Valentin Blelly n’est pas isolé au sein de sa liste de 29 coéquipiers dont plusieurs seront élus dimanche. Le collectif antifasciste d’Orléans a ainsi découvert parmi les candidats plusieurs proches de l’extrême droite, catholiques ou intégristes (familiers notamment du désormais célèbre « Goldofaf » alias Yves Alphé) ou de nationalistes comme Sabrina Khider référente pour le Loiret des Patriotes, le groupuscule de Florian Philippot.
Dimanche Saint-Jean-le-Blanc se choisira donc un nouveau maire et une nouvelle majorité mais au prix d’une porte entrouverte à l’extrême droite.

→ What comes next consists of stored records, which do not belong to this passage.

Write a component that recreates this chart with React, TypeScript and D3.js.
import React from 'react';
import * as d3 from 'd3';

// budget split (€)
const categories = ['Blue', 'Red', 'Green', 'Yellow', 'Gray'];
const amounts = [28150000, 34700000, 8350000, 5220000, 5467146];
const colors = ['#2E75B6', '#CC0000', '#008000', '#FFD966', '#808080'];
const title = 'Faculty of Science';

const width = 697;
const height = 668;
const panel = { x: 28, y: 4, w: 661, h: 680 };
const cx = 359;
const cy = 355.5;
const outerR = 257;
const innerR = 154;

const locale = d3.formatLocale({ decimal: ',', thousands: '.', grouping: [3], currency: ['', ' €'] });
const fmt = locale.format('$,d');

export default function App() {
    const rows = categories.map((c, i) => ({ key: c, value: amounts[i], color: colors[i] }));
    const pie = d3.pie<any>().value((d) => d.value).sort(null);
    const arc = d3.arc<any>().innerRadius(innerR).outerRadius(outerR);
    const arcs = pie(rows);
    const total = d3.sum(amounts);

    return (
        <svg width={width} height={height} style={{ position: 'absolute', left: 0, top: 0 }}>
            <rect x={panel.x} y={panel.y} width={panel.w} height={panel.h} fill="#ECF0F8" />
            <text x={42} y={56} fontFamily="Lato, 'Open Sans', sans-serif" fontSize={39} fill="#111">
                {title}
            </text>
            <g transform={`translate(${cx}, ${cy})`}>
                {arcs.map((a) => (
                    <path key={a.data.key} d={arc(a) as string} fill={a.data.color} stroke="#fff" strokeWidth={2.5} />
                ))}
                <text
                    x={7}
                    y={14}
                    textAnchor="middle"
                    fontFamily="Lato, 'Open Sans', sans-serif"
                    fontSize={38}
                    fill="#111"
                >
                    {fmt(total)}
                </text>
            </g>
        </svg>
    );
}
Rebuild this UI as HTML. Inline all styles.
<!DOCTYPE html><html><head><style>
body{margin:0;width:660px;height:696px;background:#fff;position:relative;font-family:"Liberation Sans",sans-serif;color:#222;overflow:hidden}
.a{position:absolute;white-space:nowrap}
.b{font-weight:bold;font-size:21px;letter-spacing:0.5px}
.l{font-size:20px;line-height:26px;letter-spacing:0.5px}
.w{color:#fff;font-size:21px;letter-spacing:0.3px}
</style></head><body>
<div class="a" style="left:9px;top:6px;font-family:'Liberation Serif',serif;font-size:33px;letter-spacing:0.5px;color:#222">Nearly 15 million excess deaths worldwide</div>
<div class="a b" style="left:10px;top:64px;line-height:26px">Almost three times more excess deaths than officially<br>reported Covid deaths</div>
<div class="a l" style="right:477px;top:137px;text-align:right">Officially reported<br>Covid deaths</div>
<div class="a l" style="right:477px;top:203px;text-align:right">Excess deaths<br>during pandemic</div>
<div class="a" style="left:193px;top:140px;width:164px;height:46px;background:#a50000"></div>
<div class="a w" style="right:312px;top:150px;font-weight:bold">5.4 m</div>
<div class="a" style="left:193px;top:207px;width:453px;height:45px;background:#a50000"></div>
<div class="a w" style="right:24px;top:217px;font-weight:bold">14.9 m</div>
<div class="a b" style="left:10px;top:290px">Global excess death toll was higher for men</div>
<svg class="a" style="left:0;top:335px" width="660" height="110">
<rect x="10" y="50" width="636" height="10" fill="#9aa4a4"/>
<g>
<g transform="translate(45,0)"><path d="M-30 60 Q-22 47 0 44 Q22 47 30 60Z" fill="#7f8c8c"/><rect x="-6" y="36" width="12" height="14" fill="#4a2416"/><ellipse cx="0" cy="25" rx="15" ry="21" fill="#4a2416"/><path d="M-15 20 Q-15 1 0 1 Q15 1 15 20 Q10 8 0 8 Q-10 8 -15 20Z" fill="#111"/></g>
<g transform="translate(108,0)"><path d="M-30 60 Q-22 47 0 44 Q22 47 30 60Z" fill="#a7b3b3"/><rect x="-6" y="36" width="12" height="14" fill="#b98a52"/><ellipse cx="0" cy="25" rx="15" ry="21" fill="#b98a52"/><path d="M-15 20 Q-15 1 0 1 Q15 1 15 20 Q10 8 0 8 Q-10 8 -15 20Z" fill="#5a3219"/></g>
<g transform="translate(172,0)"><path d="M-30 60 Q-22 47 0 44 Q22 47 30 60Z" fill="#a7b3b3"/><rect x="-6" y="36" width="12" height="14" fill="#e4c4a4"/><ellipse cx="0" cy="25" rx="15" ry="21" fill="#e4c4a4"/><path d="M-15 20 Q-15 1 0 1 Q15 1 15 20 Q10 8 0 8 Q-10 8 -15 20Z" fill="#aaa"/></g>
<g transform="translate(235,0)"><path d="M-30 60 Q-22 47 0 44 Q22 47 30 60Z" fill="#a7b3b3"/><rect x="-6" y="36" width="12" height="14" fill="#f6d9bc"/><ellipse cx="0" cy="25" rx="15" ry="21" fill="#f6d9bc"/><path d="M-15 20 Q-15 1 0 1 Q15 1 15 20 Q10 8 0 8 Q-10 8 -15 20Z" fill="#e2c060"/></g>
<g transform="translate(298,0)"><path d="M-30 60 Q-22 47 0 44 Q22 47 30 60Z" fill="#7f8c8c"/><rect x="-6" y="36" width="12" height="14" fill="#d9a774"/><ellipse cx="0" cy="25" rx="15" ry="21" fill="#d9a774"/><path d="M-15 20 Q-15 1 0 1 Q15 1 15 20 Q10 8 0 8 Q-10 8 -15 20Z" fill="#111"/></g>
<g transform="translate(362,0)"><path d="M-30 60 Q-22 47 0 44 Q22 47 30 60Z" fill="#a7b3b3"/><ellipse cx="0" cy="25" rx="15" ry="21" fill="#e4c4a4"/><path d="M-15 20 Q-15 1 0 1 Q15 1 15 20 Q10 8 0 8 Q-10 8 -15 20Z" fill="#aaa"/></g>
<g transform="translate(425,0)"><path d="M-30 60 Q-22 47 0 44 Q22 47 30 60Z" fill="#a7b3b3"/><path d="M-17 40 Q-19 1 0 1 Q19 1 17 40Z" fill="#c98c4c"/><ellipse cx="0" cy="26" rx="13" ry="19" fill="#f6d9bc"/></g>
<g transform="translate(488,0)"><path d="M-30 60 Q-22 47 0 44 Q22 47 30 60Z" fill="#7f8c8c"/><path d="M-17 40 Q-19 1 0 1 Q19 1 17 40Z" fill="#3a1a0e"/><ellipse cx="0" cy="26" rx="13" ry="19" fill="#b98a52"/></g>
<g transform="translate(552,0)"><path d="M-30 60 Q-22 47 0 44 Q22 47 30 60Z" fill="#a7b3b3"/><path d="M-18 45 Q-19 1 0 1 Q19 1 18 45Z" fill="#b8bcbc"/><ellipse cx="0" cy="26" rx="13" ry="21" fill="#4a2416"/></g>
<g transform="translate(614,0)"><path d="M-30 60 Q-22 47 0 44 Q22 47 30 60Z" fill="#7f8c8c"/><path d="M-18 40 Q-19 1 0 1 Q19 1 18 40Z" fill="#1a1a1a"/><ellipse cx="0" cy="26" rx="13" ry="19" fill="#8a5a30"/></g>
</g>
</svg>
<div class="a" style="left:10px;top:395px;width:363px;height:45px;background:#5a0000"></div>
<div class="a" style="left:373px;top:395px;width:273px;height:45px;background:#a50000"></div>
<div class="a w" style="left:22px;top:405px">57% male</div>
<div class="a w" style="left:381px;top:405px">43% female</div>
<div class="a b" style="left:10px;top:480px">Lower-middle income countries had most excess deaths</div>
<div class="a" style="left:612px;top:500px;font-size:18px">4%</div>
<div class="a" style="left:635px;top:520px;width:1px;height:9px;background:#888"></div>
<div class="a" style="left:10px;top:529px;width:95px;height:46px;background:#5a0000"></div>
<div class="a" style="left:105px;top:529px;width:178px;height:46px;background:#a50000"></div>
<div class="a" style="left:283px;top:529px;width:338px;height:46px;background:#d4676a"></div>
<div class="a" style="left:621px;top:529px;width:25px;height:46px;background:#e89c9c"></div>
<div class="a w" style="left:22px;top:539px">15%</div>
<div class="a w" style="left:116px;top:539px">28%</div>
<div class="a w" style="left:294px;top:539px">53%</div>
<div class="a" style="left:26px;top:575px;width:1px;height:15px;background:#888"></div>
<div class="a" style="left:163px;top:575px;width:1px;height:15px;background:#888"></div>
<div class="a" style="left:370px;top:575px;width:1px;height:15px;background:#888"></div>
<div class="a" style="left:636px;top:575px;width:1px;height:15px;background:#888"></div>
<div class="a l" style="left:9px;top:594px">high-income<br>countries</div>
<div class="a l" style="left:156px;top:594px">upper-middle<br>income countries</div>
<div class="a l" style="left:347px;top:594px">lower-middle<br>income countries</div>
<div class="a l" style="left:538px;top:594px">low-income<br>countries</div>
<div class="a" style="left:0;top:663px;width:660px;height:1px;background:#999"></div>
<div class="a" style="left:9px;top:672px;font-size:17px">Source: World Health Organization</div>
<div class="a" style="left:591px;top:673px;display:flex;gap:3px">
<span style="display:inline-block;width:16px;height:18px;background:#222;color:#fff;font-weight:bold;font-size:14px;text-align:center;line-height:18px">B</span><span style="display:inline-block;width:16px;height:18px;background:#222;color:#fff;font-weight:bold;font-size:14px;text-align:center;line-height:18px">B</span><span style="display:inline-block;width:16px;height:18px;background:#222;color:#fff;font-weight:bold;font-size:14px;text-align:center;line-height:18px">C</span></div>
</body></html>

Un recours déjà en préparation ?
La paix et la sérénité post-électorales ne sont pas assurées dans cette commune. La maire vient en effet de déposer plainte pour « provocation à l’abstention de vote par manœuvre frauduleuse ». Un carton contenant un millier de cartes d’électeurs aurait en effet été dissimulé dans une pièce de la mairie empêchant bon nombre d’électeurs de satisfaire à leur devoir électoral. Françoise Grivotet estime qu’il s’agit d’un « acte manifestement frauduleux (…) fait de manière intentionnelle ». Et donc de nature à fausser le résultat de dimanche soir qui ne devrait guère être favorable à la maire sortante.